Domani a Torino la fase finale: tre gli istituti alberghieri partecipanti, tra cui il “Nicola Moccia” di Nardò, città natale dell’assessora uccisa dalla mafia. In giuria anche la figlia Viviana Matrangola
di Francesca Rizzo
Una sfida che ha il “sapore” della legalità: “Abbattiamo i muri del silenzio” coinvolge istituti alberghieri di tutta Italia, unendo competizione pratica e impegno civile, nel nome di Renata Fonte, l’assessora alla Cultura e alla Pubblica istruzione del Comune di Nardò (LE), uccisa 34 anni fa, il 3 marzo 1984, per essersi opposta ad un progetto edilizio illegale nel Parco naturale di Porto Selvaggio. La scorsa edizione del concorso è stata dedicata a Bruno Caccia, il giudice ucciso dalla ‘ndrangheta il 26 giugno 1983.
“Abbattiamo i muri del silenzio” è organizzato dall’I.P.S. “Jacopo Bartolomeo Beccari” di Torino, in competizione quest’anno con l’I.S.S. “Nicola Moccia” di Nardò e l’I.P.S.S.A.R. “Francesco Paolo Cascino” di Palermo; domani, nell’aula magna “Lea Garofalo” della scuola ospite, la fase finale, articolata in due sezioni, sala bar e accoglienza turistica. In giuria anche Viviana Matrangola, figlia di Renata Fonte ed ex responsabile del settore internazionale di Libera memoria.
Studentesse e studenti partecipanti incontreranno Viviana Matrangola prima della sfida conclusiva, a coronamento di un percorso culturale svolto durante l’anno scolastico, con la partecipazione ad eventi come proiezioni di film e presentazioni di libri sul tema della legalità.

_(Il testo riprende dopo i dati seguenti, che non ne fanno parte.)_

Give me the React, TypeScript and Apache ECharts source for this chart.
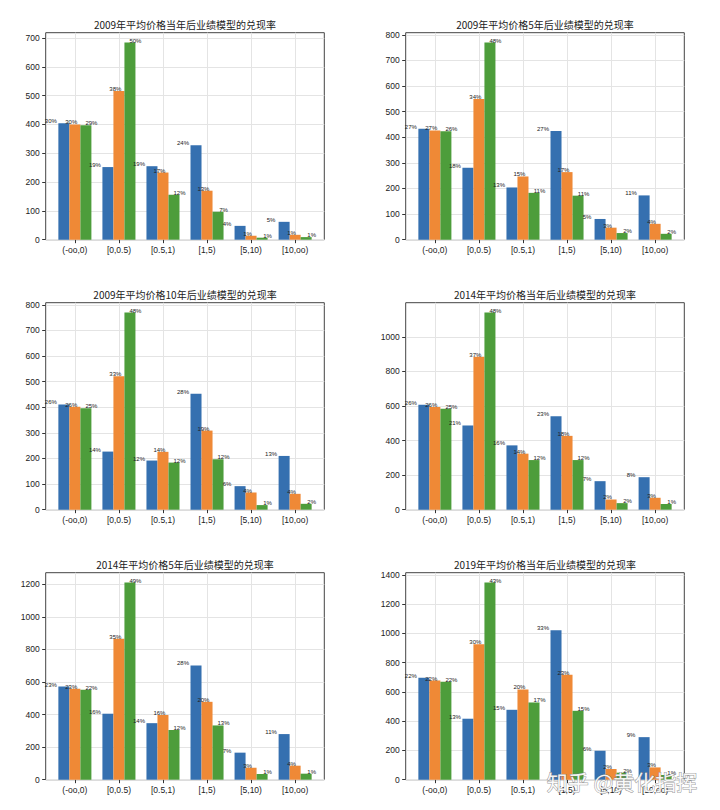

“L’evento e il relativo percorso culturale – sostengono gli organizzatori – offrono l’occasione di stimolare la coniugazione di competenze civiche, sociali, di cittadinanza, di lotta alla criminalità organizzata e competenze professionali acquisite nel corso dell’indirizzo di studio intrapreso. Facendo leva sullo spirito di iniziativa di allieve/i e docenti, il Concorso ha la finalità di sollecitare la creatività, stimolare riflessioni sulla legalità e promuovere valori etici orientati a guidare giovani cittadine e cittadini verso la partecipazione civica attiva e consapevole e la costruzione di un Paese libero dalla corruzione”.
Renata Fonte, vittima di mafia
Renata Fonte è stata riconosciuta anche da Libera come vittima innocente di mafia, ma la giustizia non è mai risalita ai veri mandanti dell’omicidio: ad oggi si conoscono gli esecutori materiali (Giuseppe Durante e Marcello My), gli intermediari (Mario Cesari e Pantaleo Sequestro) e il presunto, unico mandante, il collega di partito Antonio Spagnolo: per ognuno di loro è stata emessa una sentenza di condanna. Ma “il presunto quarto livello – si legge nella sentenza definitiva (emessa dalla Corte d’assise di Lecce il 16 marzo 1987 e confermata prima in appello il 5 febbraio 1988, poi in Cassazione l’8 novembre 1988) – è la suggestione di un inutile fantasma”.
Dunque, a capo di tutta questa rete che si è scomodata per uccidere l’assessora Fonte (a pochi giorni dall’approvazione della sua modifica al piano regolatore, che interessava anche Porto Selvaggio), non c’è nessun “quarto livello”. Non c’è nessun imprenditore che, in combutta con Antonio Spagnolo, avrebbe voluto costruire lì dove non si poteva, all’interno del parco naturale appena nato.
Non c’è nessuna prova evidente a carico di questa tesi, non c’è nessuna testimonianza: c’è, anche in questo caso, il “muro di silenzio” di chi sapeva e non ha parlato.
“Abbattiamo i muri del silenzio” è patrocinato da Città Metropolitana di Torino, Camera di Commercio, Industria, Artigianato e Agricoltura di Torino e Regione Piemonte, con il sostegno di partner privati.